If you're looking back at this trailer for research or just for a nostalgia trip, there are a few things to take away from why it worked so well. It’s a masterclass in "less is more."

  • Sound Design Over Visuals: Notice how the Skype ringtone is used as a leitmotif for dread. If you’re a creator, think about what everyday sounds you can subvert to create fear.
  • The Power of the Unseen: The "ghost" in the trailer is never fully revealed. It’s a glitch. It’s a chat box. The human brain fills in the gaps with something far scarier than a guy in a mask.
  • Relatability is Key: The trailer works because we all recognize that desktop environment. Use tools and settings that your audience interacts with daily to make the horror feel "close to home."
  • Pacing the Reveal: Start with the mundane. The first 30 seconds of the trailer are almost boringly normal. That makes the sudden descent into chaos much more jarring.

The legacy of the trailer for the movie Unfriended is still visible today. It paved the way for Searching, Missing, and The Den. It proved that you don't need a massive set to tell a global story. You just need a stable internet connection and a very dark secret.

To get the full experience, watch the trailer in a dark room on your laptop with headphones in. It hits differently when the screen you're watching it on looks exactly like the screen in the movie. It makes you want to double-check who else is on your Wi-Fi. It makes you want to look at your webcam and wonder if the little green light is actually off. That is the mark of a successful marketing campaign—it follows you long after the video ends.

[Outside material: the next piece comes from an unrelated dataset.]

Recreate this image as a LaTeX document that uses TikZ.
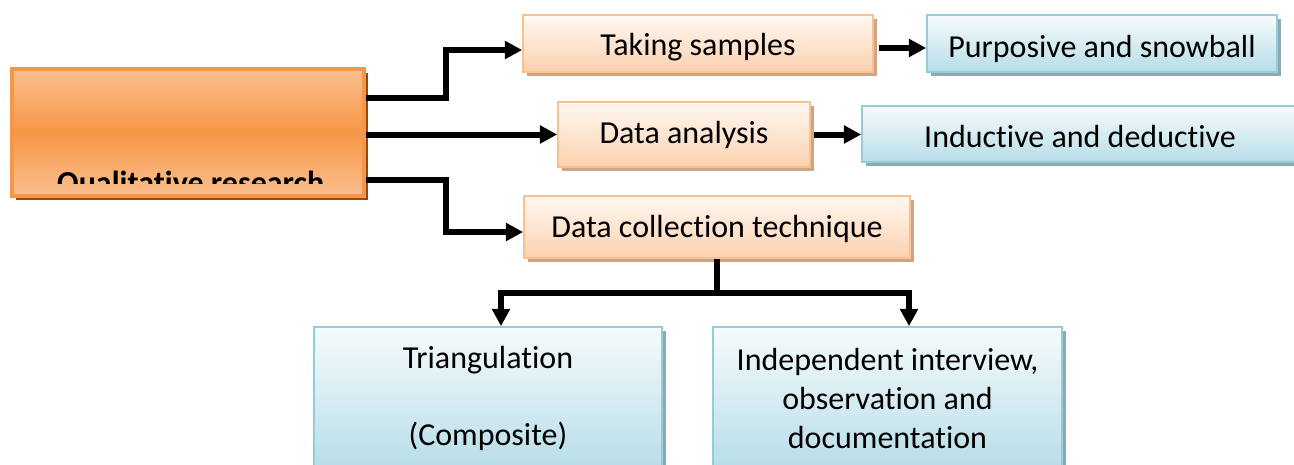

Check your privacy settings. Change your passwords. And maybe, just this once, don't answer that random group call.


Next Steps for Deep Diving into Screenlife Horror

If you want to see how this evolved, look up the "Making Of" featurettes for the sequel, Unfriended: Dark Web. It goes even deeper into the technical side of "Screenlife" filmmaking. You can also compare this trailer to the one for Searching (2018) to see how the visual language of digital thrillers became more polished and cinematic over time. Understanding the shift from the "glitchy" horror of 2014 to the "data-driven" thrillers of today offers a fascinating look at our changing relationship with technology.